[Begin Entries supplied]

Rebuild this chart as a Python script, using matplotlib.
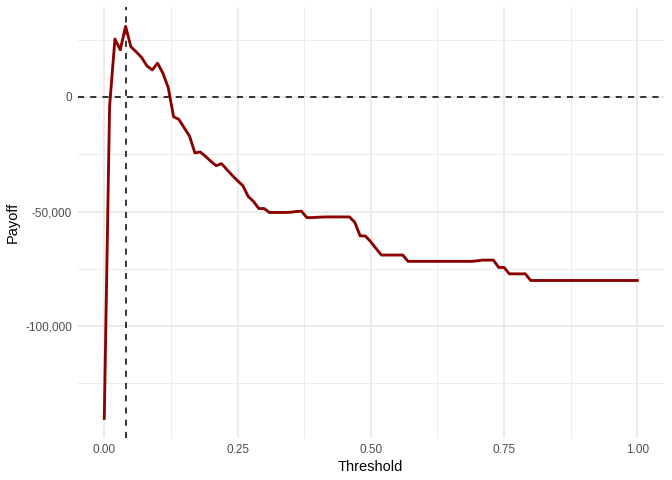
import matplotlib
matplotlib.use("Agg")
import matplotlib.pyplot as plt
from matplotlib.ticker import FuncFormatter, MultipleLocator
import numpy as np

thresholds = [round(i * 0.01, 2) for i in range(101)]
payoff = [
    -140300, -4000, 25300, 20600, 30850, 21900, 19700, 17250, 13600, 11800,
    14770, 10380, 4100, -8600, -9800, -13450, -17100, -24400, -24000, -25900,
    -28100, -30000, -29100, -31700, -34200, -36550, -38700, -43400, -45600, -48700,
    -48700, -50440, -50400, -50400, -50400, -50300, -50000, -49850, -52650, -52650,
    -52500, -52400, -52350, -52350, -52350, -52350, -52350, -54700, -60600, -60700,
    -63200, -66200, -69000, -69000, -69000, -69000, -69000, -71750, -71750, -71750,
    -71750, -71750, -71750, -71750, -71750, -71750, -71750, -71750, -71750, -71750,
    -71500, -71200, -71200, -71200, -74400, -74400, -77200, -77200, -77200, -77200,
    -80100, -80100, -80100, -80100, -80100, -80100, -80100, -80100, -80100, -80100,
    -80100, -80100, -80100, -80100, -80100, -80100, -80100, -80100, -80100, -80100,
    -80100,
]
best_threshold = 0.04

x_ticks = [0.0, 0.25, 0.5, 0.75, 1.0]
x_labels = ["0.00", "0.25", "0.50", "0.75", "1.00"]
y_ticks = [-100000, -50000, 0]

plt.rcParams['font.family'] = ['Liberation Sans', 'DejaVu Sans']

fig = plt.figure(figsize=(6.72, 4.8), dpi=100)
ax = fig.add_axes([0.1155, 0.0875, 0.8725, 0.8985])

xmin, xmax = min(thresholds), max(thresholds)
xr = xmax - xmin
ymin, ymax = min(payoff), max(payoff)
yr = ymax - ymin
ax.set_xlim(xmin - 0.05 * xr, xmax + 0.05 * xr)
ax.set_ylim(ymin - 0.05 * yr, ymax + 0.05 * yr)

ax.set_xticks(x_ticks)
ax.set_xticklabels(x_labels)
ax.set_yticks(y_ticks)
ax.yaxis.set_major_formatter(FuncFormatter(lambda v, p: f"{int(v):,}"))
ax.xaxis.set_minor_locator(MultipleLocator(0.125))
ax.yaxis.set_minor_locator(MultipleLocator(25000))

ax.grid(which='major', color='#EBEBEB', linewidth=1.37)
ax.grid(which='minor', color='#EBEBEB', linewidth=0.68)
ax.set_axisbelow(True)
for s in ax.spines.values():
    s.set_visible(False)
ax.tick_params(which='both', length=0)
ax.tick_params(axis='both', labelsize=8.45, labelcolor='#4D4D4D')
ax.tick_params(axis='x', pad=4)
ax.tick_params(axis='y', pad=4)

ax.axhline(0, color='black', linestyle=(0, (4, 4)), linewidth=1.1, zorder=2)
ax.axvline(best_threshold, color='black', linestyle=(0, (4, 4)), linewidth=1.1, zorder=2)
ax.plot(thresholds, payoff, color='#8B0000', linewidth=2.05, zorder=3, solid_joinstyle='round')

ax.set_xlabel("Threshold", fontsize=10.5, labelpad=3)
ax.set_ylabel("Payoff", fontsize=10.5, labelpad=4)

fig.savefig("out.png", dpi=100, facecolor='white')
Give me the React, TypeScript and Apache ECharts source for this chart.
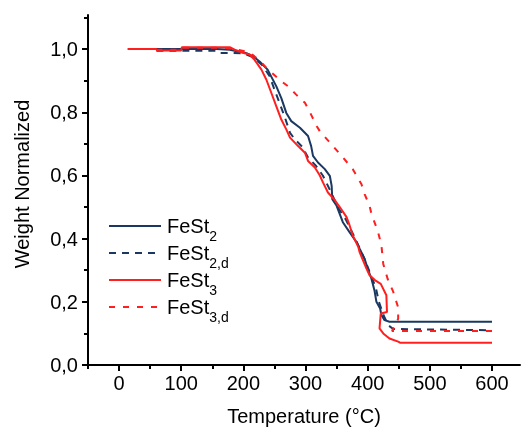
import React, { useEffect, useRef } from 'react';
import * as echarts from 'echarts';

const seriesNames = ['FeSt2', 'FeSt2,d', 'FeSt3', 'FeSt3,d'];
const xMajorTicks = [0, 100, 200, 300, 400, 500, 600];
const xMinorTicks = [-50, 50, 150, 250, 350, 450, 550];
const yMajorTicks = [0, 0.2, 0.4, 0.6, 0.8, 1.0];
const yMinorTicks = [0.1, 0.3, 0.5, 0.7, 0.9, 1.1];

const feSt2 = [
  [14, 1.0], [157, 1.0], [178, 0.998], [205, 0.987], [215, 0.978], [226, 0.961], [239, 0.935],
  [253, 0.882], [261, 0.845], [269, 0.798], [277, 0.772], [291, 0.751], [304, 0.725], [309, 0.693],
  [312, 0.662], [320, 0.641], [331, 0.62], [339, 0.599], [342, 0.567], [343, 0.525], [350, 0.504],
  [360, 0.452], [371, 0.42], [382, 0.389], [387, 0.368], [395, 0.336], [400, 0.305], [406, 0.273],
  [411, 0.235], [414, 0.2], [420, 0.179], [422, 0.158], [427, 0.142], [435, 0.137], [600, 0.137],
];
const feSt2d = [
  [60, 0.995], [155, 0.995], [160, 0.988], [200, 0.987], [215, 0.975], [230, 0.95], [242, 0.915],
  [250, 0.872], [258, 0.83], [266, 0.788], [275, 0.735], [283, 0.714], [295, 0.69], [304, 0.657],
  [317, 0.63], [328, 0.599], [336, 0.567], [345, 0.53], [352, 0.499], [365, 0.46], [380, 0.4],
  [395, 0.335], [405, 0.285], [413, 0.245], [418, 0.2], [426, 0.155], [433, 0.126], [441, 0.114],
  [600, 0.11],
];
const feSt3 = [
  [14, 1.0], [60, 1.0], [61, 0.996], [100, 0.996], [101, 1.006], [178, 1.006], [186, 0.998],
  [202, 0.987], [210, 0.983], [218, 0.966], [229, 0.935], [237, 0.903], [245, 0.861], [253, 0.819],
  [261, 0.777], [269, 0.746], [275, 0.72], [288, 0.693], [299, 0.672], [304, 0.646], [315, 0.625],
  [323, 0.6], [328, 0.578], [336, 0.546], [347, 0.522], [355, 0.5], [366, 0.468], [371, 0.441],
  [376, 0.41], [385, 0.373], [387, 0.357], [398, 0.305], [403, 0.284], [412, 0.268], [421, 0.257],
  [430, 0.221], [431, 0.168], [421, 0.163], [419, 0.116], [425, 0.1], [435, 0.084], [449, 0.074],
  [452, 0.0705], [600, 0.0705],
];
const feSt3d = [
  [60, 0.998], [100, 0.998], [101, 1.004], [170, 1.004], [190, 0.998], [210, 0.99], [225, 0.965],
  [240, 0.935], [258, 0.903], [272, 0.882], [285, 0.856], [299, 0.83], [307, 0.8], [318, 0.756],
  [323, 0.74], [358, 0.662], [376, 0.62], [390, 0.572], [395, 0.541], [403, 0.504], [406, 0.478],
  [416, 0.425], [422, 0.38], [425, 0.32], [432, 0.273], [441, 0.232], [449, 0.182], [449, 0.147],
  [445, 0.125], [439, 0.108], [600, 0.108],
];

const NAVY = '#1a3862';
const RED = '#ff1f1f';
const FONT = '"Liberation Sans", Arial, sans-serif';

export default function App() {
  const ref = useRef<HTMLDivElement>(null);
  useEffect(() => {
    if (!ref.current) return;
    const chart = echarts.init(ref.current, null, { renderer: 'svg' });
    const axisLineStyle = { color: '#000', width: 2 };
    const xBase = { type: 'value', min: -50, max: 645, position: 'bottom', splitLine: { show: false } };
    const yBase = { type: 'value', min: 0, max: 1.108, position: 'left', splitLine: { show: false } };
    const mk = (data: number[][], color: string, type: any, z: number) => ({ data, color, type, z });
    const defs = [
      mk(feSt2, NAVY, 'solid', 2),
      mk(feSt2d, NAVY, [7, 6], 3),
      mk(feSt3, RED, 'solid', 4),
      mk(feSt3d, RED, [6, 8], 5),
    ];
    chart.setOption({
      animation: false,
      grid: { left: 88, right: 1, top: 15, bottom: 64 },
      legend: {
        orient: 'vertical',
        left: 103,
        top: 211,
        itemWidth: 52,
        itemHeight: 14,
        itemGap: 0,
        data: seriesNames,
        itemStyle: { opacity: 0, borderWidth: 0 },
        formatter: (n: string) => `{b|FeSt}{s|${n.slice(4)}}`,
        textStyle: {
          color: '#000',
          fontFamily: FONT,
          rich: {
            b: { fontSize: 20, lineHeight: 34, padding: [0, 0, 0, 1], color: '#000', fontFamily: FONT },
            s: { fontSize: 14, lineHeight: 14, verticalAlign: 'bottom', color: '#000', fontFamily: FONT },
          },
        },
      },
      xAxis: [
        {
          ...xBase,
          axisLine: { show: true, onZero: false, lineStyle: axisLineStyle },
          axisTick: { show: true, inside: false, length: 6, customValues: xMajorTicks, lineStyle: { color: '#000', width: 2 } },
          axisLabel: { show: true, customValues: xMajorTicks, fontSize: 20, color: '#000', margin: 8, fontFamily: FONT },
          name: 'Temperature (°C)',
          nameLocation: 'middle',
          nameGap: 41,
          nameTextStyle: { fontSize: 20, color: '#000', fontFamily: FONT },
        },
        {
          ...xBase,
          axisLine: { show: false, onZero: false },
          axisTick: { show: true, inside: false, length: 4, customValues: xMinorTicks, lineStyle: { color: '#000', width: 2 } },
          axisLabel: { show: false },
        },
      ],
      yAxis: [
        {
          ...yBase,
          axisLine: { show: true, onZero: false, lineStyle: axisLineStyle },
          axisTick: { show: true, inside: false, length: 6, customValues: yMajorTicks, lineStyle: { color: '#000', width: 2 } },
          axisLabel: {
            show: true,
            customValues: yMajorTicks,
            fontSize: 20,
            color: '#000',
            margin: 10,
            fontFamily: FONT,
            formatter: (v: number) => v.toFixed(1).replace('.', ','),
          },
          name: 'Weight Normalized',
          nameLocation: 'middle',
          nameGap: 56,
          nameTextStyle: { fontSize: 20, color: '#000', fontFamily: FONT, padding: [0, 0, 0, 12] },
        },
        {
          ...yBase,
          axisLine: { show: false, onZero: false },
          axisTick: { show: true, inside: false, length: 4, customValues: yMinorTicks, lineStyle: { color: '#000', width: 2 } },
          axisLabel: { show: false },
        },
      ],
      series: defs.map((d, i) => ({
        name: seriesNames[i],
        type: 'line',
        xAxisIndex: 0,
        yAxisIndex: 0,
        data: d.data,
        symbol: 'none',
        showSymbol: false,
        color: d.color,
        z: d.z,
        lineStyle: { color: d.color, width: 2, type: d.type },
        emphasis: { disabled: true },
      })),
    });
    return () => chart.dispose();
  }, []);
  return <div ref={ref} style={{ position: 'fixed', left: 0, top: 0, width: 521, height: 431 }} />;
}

[End Entries supplied]

> _Direction_: Only lines belong in the copy: transcribe those from the start of the data through the line that contains "import numpy as np", and skip the pictures.

> _The answer_:
Rebuild this chart as a Python script, using matplotlib.
import matplotlib
matplotlib.use("Agg")
import matplotlib.pyplot as plt
from matplotlib.ticker import FuncFormatter, MultipleLocator
import numpy as np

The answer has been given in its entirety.